**REQUIREMENT**
Please reproduce exactly the lines between the line holding "Output the Python" and the line holding "import plotly.graph_objects as go", inclusive, leaving out any pictures.

**INPUT**
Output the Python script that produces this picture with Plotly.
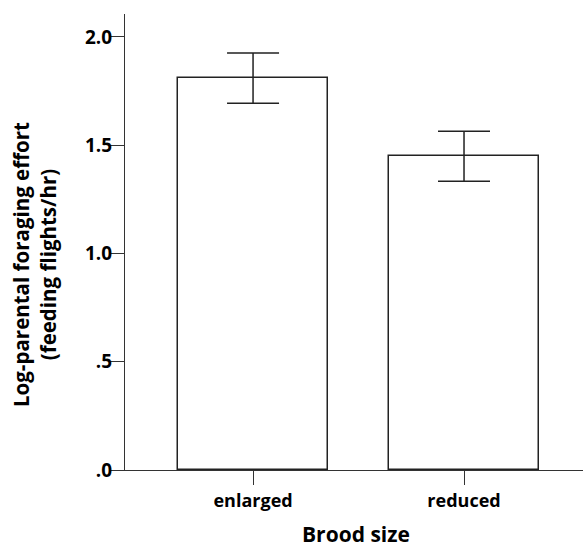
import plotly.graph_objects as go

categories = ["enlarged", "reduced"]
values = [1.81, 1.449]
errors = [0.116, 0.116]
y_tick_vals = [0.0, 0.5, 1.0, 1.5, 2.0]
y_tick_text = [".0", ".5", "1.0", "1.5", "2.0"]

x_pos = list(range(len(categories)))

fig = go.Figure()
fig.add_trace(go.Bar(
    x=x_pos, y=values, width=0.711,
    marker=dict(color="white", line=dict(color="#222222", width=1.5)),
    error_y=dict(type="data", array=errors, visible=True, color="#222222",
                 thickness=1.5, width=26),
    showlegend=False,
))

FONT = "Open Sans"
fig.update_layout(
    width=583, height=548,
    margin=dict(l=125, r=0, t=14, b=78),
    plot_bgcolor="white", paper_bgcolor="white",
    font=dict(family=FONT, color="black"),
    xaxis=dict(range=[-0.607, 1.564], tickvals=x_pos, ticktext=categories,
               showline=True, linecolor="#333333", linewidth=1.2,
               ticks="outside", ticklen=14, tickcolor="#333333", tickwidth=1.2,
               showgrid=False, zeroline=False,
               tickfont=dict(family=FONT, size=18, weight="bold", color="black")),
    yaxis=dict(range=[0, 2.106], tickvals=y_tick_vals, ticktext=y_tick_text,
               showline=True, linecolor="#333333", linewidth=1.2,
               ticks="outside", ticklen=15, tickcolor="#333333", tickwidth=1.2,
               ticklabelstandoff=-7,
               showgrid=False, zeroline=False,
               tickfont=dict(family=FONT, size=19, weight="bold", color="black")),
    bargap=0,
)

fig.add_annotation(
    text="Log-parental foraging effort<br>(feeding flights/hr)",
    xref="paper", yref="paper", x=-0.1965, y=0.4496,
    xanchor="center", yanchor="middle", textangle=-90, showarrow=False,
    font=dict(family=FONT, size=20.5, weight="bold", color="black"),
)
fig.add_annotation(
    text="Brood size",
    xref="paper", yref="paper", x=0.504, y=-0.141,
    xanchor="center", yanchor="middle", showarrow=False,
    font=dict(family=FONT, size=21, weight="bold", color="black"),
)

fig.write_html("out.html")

---

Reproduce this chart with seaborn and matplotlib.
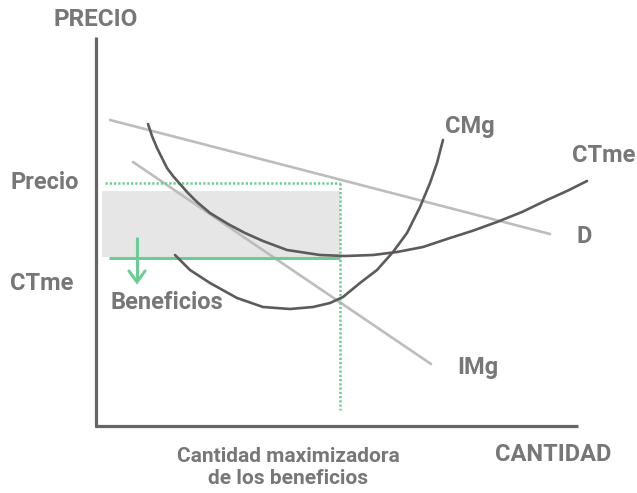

**RESPONSE**
Output the Python script that produces this picture with Plotly.
import plotly.graph_objects as go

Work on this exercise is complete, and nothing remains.